Dopo il picciotto c’è il camorrista e poi lo sgarrista. Quindi si entra nella società maggiore. Prima santista, poi vangelista, quindi quartino, trequartino e padrino. Per le doti maggiori i riti cambiano: a Osso, Mastrosso e Carcagnosso subentrano Mazzini, Garibaldi e Lamarmora oppure Gasparre, Melchiorre, Baldassarre e Carlo Magno. Per lo sgarrista, che ha come santa protettrice Elisabetta, i cavalieri sono Minofrio, Mismizzu e Misgarru. Per il padrino la formula è una specie di filastrocca: «A nome del principe russo, conte Leonardo e fiorentino di Spagna, con spada e spadino è formato il Padrino».

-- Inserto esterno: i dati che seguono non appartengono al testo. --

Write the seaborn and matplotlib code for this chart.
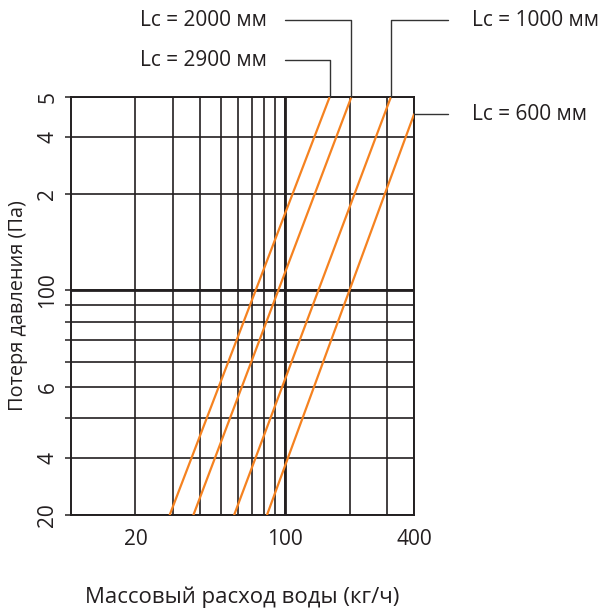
import matplotlib
matplotlib.use("Agg")
import matplotlib.pyplot as plt
import seaborn as sns
import pandas as pd
import numpy as np

# ---- data ----
series_labels = ["Lc = 2900 мм", "Lc = 2000 мм", "Lc = 1000 мм", "Lc = 600 мм"]
flow_2900 = [28.9, 161.5]
dp_2900 = [20, 400]
flow_2000 = [37.3, 204]
dp_2000 = [20, 400]
flow_1000 = [57.8, 312]
dp_1000 = [20, 400]
flow_600 = [82.3, 400]
dp_600 = [20, 353]

x_major = [20, 100, 400]
x_major_labels = ["20", "100", "400"]
x_minor = [30, 40, 50, 60, 70, 80, 90, 200, 300]
y_major = [20, 30, 50, 100, 200, 300, 400]
y_major_labels = ["20", "4", "6", "100", "2", "4", "5"]
y_minor = [40, 60, 70, 80, 90]

x_label = "Массовый расход воды (кг/ч)"
y_label = "Потеря давления (Па)"

df = pd.DataFrame({
    "flow": flow_2900 + flow_2000 + flow_1000 + flow_600,
    "dp": dp_2900 + dp_2000 + dp_1000 + dp_600,
    "series": sum([[s] * 2 for s in series_labels], []),
})

sns.set_style("white")
plt.rcParams["font.family"] = ["Open Sans", "DejaVu Sans"]

ORANGE = "#F58220"
INK = "#231f20"

fig = plt.figure(figsize=(6.05, 6.09), dpi=100)
ax = fig.add_axes([71 / 605, 1 - 515 / 609, (414 - 71) / 605, (515 - 97) / 609])

ax.set_xscale("log")
ax.set_yscale("log")
ax.set_xlim(10, 400)
ax.set_ylim(20, 400)

sns.lineplot(data=df, x="flow", y="dp", hue="series",
             palette=[ORANGE] * 4, legend=False, ax=ax, lw=1.6, zorder=5,
             estimator=None, sort=False)

ax.xaxis.set_major_locator(matplotlib.ticker.FixedLocator(x_major))
ax.xaxis.set_minor_locator(matplotlib.ticker.FixedLocator(x_minor))
ax.set_xticklabels(x_major_labels)
ax.xaxis.set_minor_formatter(matplotlib.ticker.NullFormatter())
ax.yaxis.set_major_locator(matplotlib.ticker.FixedLocator(y_major))
ax.yaxis.set_minor_locator(matplotlib.ticker.FixedLocator(y_minor))
ax.set_yticklabels(y_major_labels, rotation=90, va="center")
ax.yaxis.set_minor_formatter(matplotlib.ticker.NullFormatter())

ax.tick_params(axis="x", which="both", length=0, pad=10, labelsize=15, colors=INK)
ax.tick_params(axis="y", which="both", length=4, width=1.1, pad=5, labelsize=15,
               colors=INK, direction="out", left=True)

ax.grid(True, which="both", color=INK, lw=1.2, zorder=1)
ax.axvline(100, color=INK, lw=2.0, zorder=2)
ax.axhline(100, color=INK, lw=2.0, zorder=2)
for sp in ax.spines.values():
    sp.set_color(INK)
    sp.set_linewidth(1.4)
    sp.set_visible(True)

ax.set_xlabel(x_label, fontsize=16, color=INK, labelpad=26)
ax.set_ylabel(y_label, fontsize=14.3, color=INK, labelpad=7)

# ---- leader annotations ----
lead_kw = dict(color="#333333", lw=1.0, clip_on=False)
trans = fig.transFigure

def fx(px):
    return px / 605

def fy(py):
    return 1 - py / 609

def top_px(xval):
    disp = ax.transData.transform((xval, 400))
    return disp[0]

fig.canvas.draw()
x2900 = top_px(flow_2900[1])
x2000 = top_px(flow_2000[1])
x1000 = top_px(flow_1000[1])
_, y600 = ax.transData.transform((400, dp_600[1]))
xr = ax.transData.transform((400, 400))[0]
ytop = ax.transData.transform((400, 400))[1]

from matplotlib.lines import Line2D
def add_line(xs, ys):
    fig.add_artist(Line2D([x / 605 for x in xs], [y / 609 for y in ys],
                          transform=trans, **lead_kw))

H = 609
add_line([285, x2000, x2000], [H - 20, H - 20, ytop])
add_line([285, x2900, x2900], [H - 60, H - 60, ytop])
add_line([448, x1000, x1000], [H - 20, H - 20, ytop])
add_line([448, xr], [y600, y600])

lab_fs = 15
fig.text(fx(140), fy(21), series_labels[1], fontsize=lab_fs, color=INK, va="center", ha="left")
fig.text(fx(140), fy(60), series_labels[0], fontsize=lab_fs, color=INK, va="center", ha="left")
fig.text(fx(472), fy(21), series_labels[2], fontsize=lab_fs, color=INK, va="center", ha="left")
fig.text(fx(472), y600 / 609, series_labels[3], fontsize=lab_fs, color=INK, va="center", ha="left")

fig.savefig("out.png", dpi=100)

Durante un processo, il pentito Gianni Cretarola spiegò così i riti della ‘ndrangheta a un giudice: «Lei ieri mi ha fatto una precisazione dicendo “Parliamo dei riti o parliamo della favella dando un tono di colore a questa udienza”. Volevo precisare che queste cose che le ho raccontato non sono né una nota di colore né un folklore calabrese ma sono ciò che costituisce la vera forza, il vero collante della ‘ndrangheta: sono quello che la differenziano da tutte le organizzazioni criminali a livello mondiale; sono quello che fanno resistere gli affiliati all’interno delle carceri anni e anni di galera e di condanne».